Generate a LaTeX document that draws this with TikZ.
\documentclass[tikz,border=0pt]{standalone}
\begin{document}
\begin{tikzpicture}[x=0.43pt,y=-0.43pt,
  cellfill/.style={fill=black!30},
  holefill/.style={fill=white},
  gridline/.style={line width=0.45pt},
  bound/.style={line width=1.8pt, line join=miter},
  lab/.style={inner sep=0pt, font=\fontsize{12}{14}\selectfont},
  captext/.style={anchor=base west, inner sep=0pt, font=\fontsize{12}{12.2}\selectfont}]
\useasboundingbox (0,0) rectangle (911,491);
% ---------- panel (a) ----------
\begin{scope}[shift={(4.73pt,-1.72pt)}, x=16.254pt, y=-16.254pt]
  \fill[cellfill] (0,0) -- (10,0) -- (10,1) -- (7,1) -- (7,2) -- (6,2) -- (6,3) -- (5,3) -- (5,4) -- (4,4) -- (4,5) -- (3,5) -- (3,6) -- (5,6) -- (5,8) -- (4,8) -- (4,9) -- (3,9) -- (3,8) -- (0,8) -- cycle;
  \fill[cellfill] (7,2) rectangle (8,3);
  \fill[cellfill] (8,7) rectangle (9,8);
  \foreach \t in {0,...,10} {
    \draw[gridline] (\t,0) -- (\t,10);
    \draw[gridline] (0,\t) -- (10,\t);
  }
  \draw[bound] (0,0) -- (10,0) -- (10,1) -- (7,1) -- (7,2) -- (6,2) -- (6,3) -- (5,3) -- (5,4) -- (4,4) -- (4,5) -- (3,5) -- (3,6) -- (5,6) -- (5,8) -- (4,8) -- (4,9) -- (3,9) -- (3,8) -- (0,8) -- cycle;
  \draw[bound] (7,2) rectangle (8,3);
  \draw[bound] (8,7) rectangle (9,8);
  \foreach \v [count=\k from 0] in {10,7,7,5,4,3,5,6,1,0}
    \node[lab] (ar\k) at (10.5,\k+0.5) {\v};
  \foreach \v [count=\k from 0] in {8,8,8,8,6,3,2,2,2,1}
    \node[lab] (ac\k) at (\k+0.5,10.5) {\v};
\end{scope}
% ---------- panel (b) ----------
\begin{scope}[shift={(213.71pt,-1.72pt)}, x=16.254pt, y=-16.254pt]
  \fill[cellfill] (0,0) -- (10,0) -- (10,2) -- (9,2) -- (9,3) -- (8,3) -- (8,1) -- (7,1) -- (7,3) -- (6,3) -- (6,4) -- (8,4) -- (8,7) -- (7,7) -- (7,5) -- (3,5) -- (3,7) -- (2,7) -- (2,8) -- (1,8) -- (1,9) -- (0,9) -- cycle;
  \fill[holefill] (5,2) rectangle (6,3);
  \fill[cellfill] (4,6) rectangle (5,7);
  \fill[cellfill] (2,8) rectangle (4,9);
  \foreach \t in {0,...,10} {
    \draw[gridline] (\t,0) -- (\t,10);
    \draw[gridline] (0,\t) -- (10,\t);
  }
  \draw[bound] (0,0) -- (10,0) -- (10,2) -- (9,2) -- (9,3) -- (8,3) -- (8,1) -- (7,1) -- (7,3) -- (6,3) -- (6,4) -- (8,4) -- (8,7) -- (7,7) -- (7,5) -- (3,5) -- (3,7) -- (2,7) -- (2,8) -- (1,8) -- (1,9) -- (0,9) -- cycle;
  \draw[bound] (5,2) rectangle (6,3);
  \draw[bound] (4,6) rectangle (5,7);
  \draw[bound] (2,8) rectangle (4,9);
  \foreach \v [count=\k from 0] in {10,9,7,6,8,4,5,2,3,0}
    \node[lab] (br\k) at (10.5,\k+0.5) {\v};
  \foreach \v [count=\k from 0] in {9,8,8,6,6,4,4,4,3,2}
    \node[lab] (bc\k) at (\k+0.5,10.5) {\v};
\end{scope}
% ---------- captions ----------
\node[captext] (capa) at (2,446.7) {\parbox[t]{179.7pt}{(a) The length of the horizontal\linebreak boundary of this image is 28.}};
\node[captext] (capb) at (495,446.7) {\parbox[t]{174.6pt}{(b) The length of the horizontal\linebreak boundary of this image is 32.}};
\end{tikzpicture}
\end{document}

--

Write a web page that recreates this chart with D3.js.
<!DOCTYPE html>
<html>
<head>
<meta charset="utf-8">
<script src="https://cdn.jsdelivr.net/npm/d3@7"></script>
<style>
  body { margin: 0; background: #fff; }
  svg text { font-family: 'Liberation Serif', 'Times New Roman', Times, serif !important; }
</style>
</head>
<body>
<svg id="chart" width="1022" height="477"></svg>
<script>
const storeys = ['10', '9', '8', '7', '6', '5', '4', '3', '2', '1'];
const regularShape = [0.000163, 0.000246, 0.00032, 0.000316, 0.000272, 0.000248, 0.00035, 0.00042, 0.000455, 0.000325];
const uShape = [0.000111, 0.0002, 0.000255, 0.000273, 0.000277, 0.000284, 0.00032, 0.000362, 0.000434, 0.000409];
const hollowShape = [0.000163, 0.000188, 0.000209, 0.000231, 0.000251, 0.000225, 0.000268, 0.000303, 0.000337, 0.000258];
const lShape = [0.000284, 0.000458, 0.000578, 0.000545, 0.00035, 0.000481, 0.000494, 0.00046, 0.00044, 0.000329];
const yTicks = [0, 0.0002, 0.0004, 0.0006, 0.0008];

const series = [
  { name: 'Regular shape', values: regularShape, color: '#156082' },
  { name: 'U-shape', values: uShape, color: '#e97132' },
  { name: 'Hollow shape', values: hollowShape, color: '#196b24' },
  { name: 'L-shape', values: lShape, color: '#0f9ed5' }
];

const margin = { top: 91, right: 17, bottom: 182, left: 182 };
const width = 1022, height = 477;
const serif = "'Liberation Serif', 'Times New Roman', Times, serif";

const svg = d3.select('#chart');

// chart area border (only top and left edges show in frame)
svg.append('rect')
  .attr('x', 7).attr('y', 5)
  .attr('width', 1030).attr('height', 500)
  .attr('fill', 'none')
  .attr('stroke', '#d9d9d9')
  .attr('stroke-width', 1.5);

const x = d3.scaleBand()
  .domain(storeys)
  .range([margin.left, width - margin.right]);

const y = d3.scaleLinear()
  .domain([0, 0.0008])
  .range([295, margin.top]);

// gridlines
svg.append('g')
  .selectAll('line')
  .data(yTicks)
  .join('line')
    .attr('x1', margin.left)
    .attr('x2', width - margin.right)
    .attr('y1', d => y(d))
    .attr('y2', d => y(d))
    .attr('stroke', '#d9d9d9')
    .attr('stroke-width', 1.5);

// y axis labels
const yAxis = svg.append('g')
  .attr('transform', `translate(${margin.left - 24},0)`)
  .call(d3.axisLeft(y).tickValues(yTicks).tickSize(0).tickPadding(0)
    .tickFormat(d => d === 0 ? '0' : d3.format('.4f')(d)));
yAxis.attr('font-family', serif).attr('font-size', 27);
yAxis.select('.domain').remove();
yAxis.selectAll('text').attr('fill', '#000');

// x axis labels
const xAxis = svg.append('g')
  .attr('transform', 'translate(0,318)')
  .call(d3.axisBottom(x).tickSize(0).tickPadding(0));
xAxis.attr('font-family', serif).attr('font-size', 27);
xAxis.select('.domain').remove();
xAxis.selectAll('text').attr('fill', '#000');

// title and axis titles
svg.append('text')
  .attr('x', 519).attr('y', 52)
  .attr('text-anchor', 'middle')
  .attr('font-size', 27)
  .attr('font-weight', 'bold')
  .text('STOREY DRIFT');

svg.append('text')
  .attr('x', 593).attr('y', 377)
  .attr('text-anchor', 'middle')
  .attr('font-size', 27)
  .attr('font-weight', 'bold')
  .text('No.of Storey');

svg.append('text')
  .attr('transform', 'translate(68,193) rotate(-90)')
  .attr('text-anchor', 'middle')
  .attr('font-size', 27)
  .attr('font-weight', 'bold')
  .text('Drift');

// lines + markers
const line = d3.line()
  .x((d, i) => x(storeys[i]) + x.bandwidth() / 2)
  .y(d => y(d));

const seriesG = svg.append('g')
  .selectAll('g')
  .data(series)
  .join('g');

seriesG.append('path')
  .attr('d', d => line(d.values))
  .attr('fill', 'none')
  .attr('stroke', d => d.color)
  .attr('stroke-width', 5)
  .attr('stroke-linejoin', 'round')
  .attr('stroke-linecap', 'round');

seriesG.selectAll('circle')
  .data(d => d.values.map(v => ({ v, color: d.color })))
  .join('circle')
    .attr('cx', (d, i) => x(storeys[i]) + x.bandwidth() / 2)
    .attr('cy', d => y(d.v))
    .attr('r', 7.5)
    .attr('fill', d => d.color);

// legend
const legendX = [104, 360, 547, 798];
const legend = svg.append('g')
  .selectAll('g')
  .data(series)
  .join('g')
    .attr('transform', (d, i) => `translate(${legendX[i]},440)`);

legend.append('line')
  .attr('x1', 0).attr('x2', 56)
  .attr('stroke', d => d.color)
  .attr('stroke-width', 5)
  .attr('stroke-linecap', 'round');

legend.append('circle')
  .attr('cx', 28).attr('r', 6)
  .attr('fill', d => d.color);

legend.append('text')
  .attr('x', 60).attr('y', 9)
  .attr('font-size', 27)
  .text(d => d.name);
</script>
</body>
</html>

...

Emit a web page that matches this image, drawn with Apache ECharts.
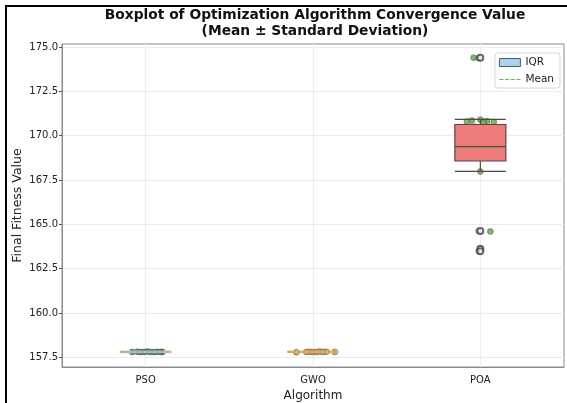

Written exercise
Filter the records down to the lines that contain the string "page", and copy those lines.

Task result
Write a web page that recreates this chart with D3.js.
Emit a web page that matches this image, drawn with Apache ECharts.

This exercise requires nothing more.